Homecoming Parade Wins Tradition Contest

The college announced the winner of the new traditions contest this week. The winning entry, submitted by sophomores Emily Barnard, Ben Snow, Kate Zecca and Sophia Peluso, will be a “Panther Day” parade from downtown Middlebury to the Kirk Alumni Center.


The pep band and the panther mascot will lead the parade, which will culminate in food, music and sports games. The inaugural Panther Day will be Saturday, Oct. 20, during Homecoming weekend.


“The contest selection committee ultimately agreed on Panther Day because it celebrates our history and diversity, while allowing student groups to express their creativity through the floats, banners or dress in the parade,” said President Laurie L. Patton.
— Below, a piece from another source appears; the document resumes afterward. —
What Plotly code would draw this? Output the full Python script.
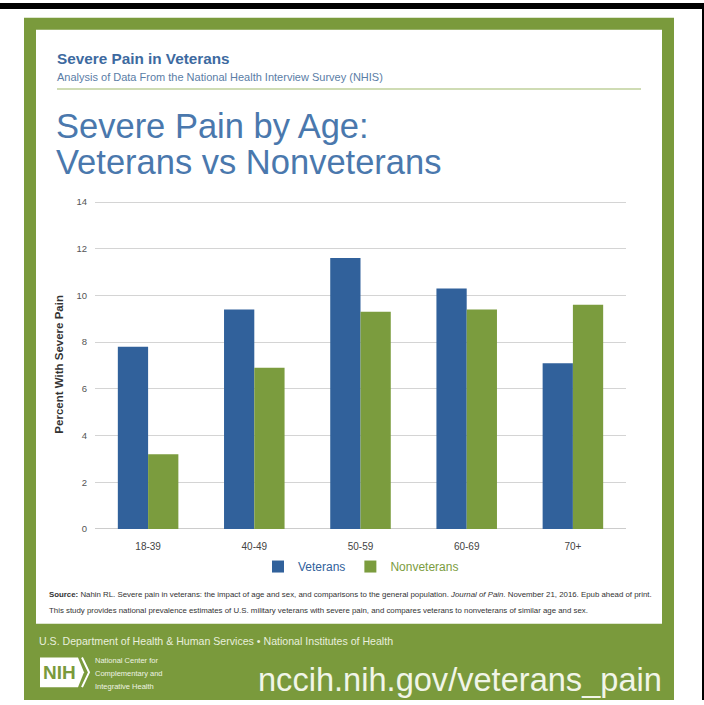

“We also hope Panther Day will revitalize and enrich homecoming as a campus-wide fall event,” Patton said.


Nocturne, the nighttime arts festival held last Saturday, was entered in the traditions competition but did not win. The event allowed students to display and perform many types of art not necessarily in relation to students’ academics. The event was both well attended and well-received.


Patton said that many of the non-winning proposals could be incorporated into Panther Day.


Hannah Morrissey ’18 and art history professor Glenn Andres served as the co-chairs of the committee of students and faculty that selected the winning tradition.


The Panther Day parade recalls similar events in the college’s history. The academic processions for convocation and commencement descend from 19th-century processions from campus to the Congregational Church in town, where college ceremonies were held before the construction of Mead Chapel in 1915.


In the early 1900s, Middlebury students joined children in town for a Maypole dance on May Day. That era, known for the Beaux Arts movement, became the basis for a winter masquerade ball hosted by architecture students in 2006. Guests at the Beaux Arts ball donned masks and tuxedos to celebrate the end of exams. The grand event ultimately did not become a tradition.